** EXERCISE PROMPT **
Copy the lines holding the word "Python", all of them.

** RECORDS TO USE **
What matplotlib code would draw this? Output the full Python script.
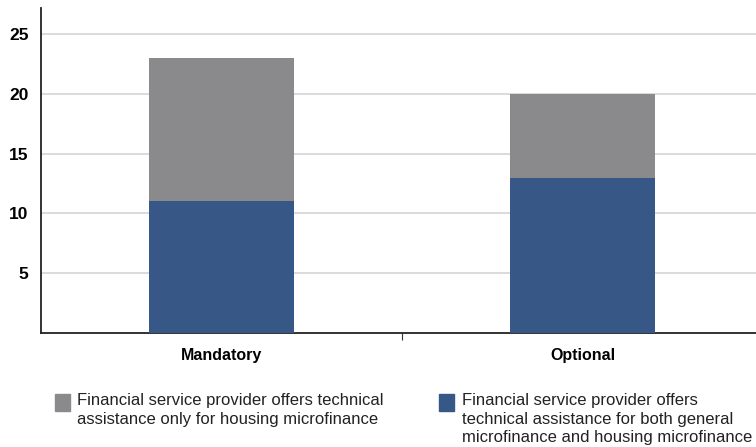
import matplotlib
matplotlib.use("Agg")
import matplotlib.pyplot as plt
from matplotlib.patches import Rectangle

categories = ["Mandatory", "Optional"]
both_general_housing = [11, 13]
housing_only = [12, 7]
yticks = [5, 10, 15, 20, 25]
legend_labels = [
    "Financial service provider offers technical\nassistance only for housing microfinance",
    "Financial service provider offers\ntechnical assistance for both general\nmicrofinance and housing microfinance",
]

GRAY = "#8a8a8c"
BLUE = "#375886"

plt.rcParams['font.family'] = ['Liberation Sans', 'DejaVu Sans']

fig = plt.figure(figsize=(7.56, 4.47), dpi=100)
ax = fig.add_axes([41/756, 114.25/447, 715/756, 324.75/447])

x = list(range(len(categories)))
ax.bar(x, both_general_housing, width=0.4, color=BLUE, zorder=3)
ax.bar(x, housing_only, width=0.4, bottom=both_general_housing, color=GRAY, zorder=3)

ax.set_xlim(-0.5, 1.48)
ax.set_ylim(0, 27.2)
ax.set_yticks(yticks)
ax.set_yticklabels([str(t) for t in yticks], fontsize=12.5, fontweight='bold')
ax.tick_params(axis='y', length=0, pad=9)
ax.yaxis.grid(True, color='#d4d4d4', linewidth=1.2, zorder=0)
ax.set_axisbelow(True)

ax.set_xticks([0.5])
ax.set_xticklabels([""])
ax.tick_params(axis='x', length=5, width=0.8, color='#333333', direction='out')
for i, c in enumerate(categories):
    ax.text(i, -1.9, c, ha='center', va='center', fontsize=11.5, fontweight='bold',
            transform=ax.transData, clip_on=False)

for s in ['top', 'right']:
    ax.spines[s].set_visible(False)
ax.spines['left'].set_linewidth(1.3)
ax.spines['left'].set_color('#222222')
ax.spines['bottom'].set_linewidth(1.3)
ax.spines['bottom'].set_color('#222222')

# legend
fig.patches.append(Rectangle((55/756, 1 - 411/447), 15/756, 17/447, transform=fig.transFigure,
                             color=GRAY, figure=fig))
fig.text(77/756, 1 - 393/447, legend_labels[0], ha='left', va='top', fontsize=12,
         linespacing=1.3, color='#222222')
fig.patches.append(Rectangle((439/756, 1 - 411/447), 15/756, 17/447, transform=fig.transFigure,
                             color=BLUE, figure=fig))
fig.text(462/756, 1 - 393/447, legend_labels[1], ha='left', va='top', fontsize=12,
         linespacing=1.3, color='#222222')

fig.savefig("out.png", dpi=100)
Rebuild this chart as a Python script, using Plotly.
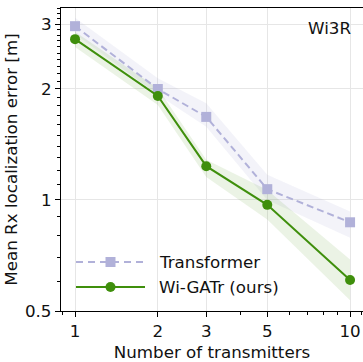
import plotly.graph_objects as go

# ---- data ----
n_tx = [1, 2, 3, 5, 10]
transformer_mean = [2.96, 2.00, 1.68, 1.07, 0.87]
transformer_low = [2.82, 1.93, 1.58, 1.00, 0.79]
transformer_high = [3.12, 2.14, 1.83, 1.17, 0.93]
wigatr_mean = [2.73, 1.915, 1.235, 0.97, 0.607]
wigatr_low = [2.60, 1.81, 1.155, 0.885, 0.535]
wigatr_high = [2.86, 2.01, 1.285, 1.065, 0.69]

x_ticks = [1, 2, 3, 5, 10]
x_ticklabels = ["1", "2", "3", "5", "10"]
y_ticks = [0.5, 1, 2, 3]
y_ticklabels = ["0.5", "1", "2", "3"]
x_minor = [0.9, 4, 6, 7, 8, 9, 11]
y_minor = [0.6, 0.7, 0.8, 0.9, 1.1, 1.2, 1.3, 1.4, 1.5, 1.6, 1.7, 1.8, 1.9,
           2.1, 2.2, 2.3, 2.4, 2.5, 2.6, 2.7, 2.8, 2.9, 3.1, 3.2, 3.3]

series_names = ["Transformer", "Wi-GATr (ours)"]
purple = "#b1b1d9"
green = "#3f8f0c"
purple_band = "rgba(177,177,217,0.15)"
green_band = "rgba(90,160,40,0.12)"
FONT = "DejaVu Sans"
FS = 16.7
TXT = "#111111"

fig = go.Figure()

# bands
fig.add_trace(go.Scatter(x=n_tx + n_tx[::-1], y=transformer_high + transformer_low[::-1],
                         fill="toself", fillcolor=purple_band, line=dict(width=0),
                         mode="lines", hoverinfo="skip", showlegend=False))
fig.add_trace(go.Scatter(x=n_tx + n_tx[::-1], y=wigatr_high + wigatr_low[::-1],
                         fill="toself", fillcolor=green_band, line=dict(width=0),
                         mode="lines", hoverinfo="skip", showlegend=False))
# lines
fig.add_trace(go.Scatter(x=n_tx, y=transformer_mean, mode="lines+markers",
                         name=series_names[0],
                         line=dict(color=purple, width=2, dash="7px,4px"),
                         marker=dict(symbol="square", size=10, color=purple),
                         showlegend=False))
fig.add_trace(go.Scatter(x=n_tx, y=wigatr_mean, mode="lines+markers",
                         name=series_names[1],
                         line=dict(color=green, width=2),
                         marker=dict(symbol="circle", size=10, color=green),
                         showlegend=False))

# custom legend (paper coordinates)
W, H, L, T = 302.0, 303.0, 61.0, 8.0
def px(xp):
    return (xp - L) / W
def py(yp):
    return (T + H - yp) / H

leg_rows = [(262, purple, "square", "7px,5px"), (287, green, "circle", "solid")]
for (ypix, col, sym, dash), name in zip(leg_rows, series_names):
    fig.add_shape(type="line", xref="paper", yref="paper",
                  x0=px(76), x1=px(145), y0=py(ypix), y1=py(ypix),
                  line=dict(color=col, width=2, dash=dash))
    fig.add_shape(type="rect" if sym == "square" else "circle",
                  xref="paper", yref="paper",
                  xsizemode="pixel", ysizemode="pixel",
                  xanchor=px(110.5), yanchor=py(ypix),
                  x0=-5, x1=5, y0=-5, y1=5,
                  fillcolor=col, line=dict(width=0))
    fig.add_annotation(xref="paper", yref="paper", x=px(157), y=py(ypix),
                       text=name, showarrow=False, xanchor="left", yanchor="middle",
                       font=dict(family=FONT, size=FS, color=TXT))

fig.add_annotation(xref="paper", yref="paper", x=px(353), y=py(28),
                   text="Wi3R", showarrow=False, xanchor="right", yanchor="middle",
                   font=dict(family=FONT, size=FS, color=TXT))

axis_common = dict(showline=True, linecolor="black", linewidth=1.3,
                   ticks="outside", ticklen=5, tickwidth=1.2, tickcolor="black",
                   showgrid=True, gridcolor="#e6e6e6", gridwidth=1, zeroline=False,
                   tickfont=dict(family=FONT, size=FS, color=TXT))

fig.update_xaxes(type="log", range=[-0.051, 1.047], tickmode="array",
                 tickvals=x_ticks, ticktext=x_ticklabels, mirror=True,
                 minor=dict(tickmode="array", tickvals=x_minor, ticks="outside",
                            ticklen=3, tickwidth=1, tickcolor="black", showgrid=False),
                 title=dict(text="Number of transmitters", standoff=10,
                            font=dict(family=FONT, size=FS, color=TXT)),
                 **axis_common)
fig.update_yaxes(type="log", range=[-0.30103, 0.5206], tickmode="array",
                 tickvals=y_ticks, ticktext=y_ticklabels, mirror=False,
                 minor=dict(tickmode="array", tickvals=y_minor, ticks="outside",
                            ticklen=3, tickwidth=1, tickcolor="black", showgrid=False),
                 title=dict(text="Mean Rx localization error [m]", standoff=3,
                            font=dict(family=FONT, size=FS, color=TXT)),
                 **axis_common)

fig.update_layout(width=363, height=362, margin=dict(l=61, r=0, t=8, b=51),
                  plot_bgcolor="white", paper_bgcolor="white",
                  font=dict(family=FONT, size=FS, color=TXT))

fig.write_html("out.html")
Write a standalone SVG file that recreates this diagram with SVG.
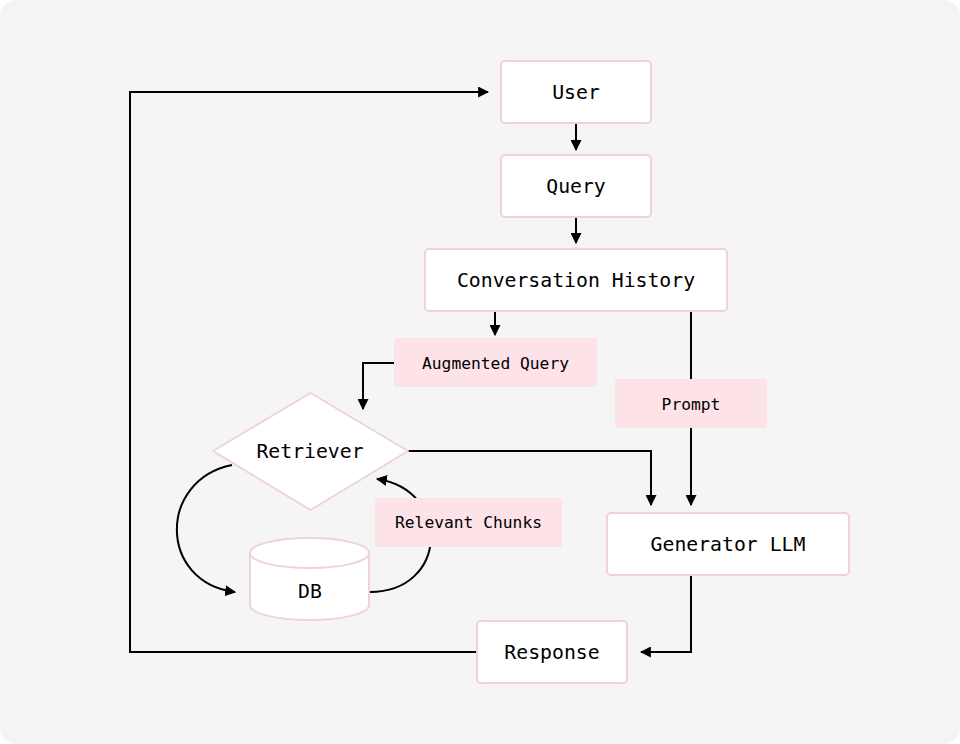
<svg xmlns="http://www.w3.org/2000/svg" width="960" height="744" viewBox="0 0 960 744">
<defs>
<style>
.bg{fill:#f5f5f5}
.node{fill:#ffffff;stroke:#eed3da;stroke-width:2}
.lbl{fill:#fde2e8}
.t{font-family:"DejaVu Sans Mono","Liberation Mono",monospace;font-size:19.8px;fill:#000;text-anchor:middle;dominant-baseline:central}
.tl{font-family:"DejaVu Sans Mono","Liberation Mono",monospace;font-size:16.3px;fill:#000;text-anchor:middle;dominant-baseline:central}
.c{fill:none;stroke:#000;stroke-width:2;marker-end:url(#ah)}
</style>
<marker id="ah" viewBox="0 0 10 10" refX="9" refY="5" markerWidth="5.5" markerHeight="5.5" orient="auto" markerUnits="strokeWidth">
<path d="M0,0 L10,5 L0,10 z" fill="#000"/>
</marker>
</defs>
<rect width="960" height="744" fill="#ffffff"/>
<rect class="bg" x="0" y="0" width="960" height="744" rx="16"/>

<g id="connectors">
<path class="c" d="M576,124 V150"/>
<path class="c" d="M576,218 V243"/>
<path class="c" d="M495,312 V335"/>
<path class="c" d="M394,363 H363 V409"/>
<path class="c" d="M691,312 V505"/>
<path class="c" d="M408,451 H651 V505"/>
<path class="c" d="M232,465 C158,480 158,582 235,592"/>
<path class="c" d="M370,592 C448,592 452,490 377,479"/>
<path class="c" d="M691,576 V652 H641"/>
<path class="c" d="M477,652 H130 V92 H488"/>
</g>

<g id="user"><rect class="node" x="501" y="61" width="150" height="62" rx="4"/><text class="t" x="576" y="92">User</text></g>
<g id="query"><rect class="node" x="501" y="155" width="150" height="62" rx="4"/><text class="t" x="576" y="186">Query</text></g>
<g id="history"><rect class="node" x="425" y="249" width="302" height="62" rx="4"/><text class="t" x="576" y="280">Conversation History</text></g>
<g id="augmented-query"><rect class="lbl" x="394" y="338" width="203" height="49" rx="3"/><text class="tl" x="495.5" y="363">Augmented Query</text></g>
<g id="prompt"><rect class="lbl" x="615" y="379" width="152" height="49" rx="3"/><text class="tl" x="691" y="404">Prompt</text></g>
<g id="retriever"><path class="node" d="M310.5,393 L408,451 L310.5,510 L213,451 Z" stroke-linejoin="round"/><text class="t" x="310" y="451">Retriever</text></g>
<g id="db">
<path class="node" d="M250,553 V605 A59.5,15 0 0 0 369,605 V553 A59.5,15 0 0 0 250,553 Z"/>
<path d="M250,553 A59.5,15 0 0 0 369,553" fill="none" stroke="#eed3da" stroke-width="2"/>
<text class="t" x="310" y="591">DB</text>
</g>
<g id="relevant-chunks"><rect class="lbl" x="375" y="498" width="187" height="49" rx="3"/><text class="tl" x="468.5" y="522">Relevant Chunks</text></g>
<g id="generator"><rect class="node" x="607" y="513" width="242" height="62" rx="4"/><text class="t" x="728" y="544">Generator LLM</text></g>
<g id="response"><rect class="node" x="477" y="621" width="150" height="62" rx="4"/><text class="t" x="552" y="652">Response</text></g>
</svg>
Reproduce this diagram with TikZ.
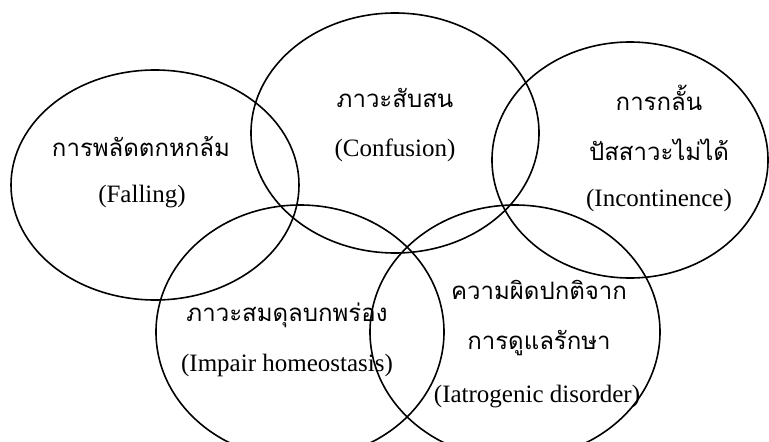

** TASK RESPONSE **
What matplotlib code would draw this? Output the full Python script.
Rebuild this chart as a Python script, using Plotly.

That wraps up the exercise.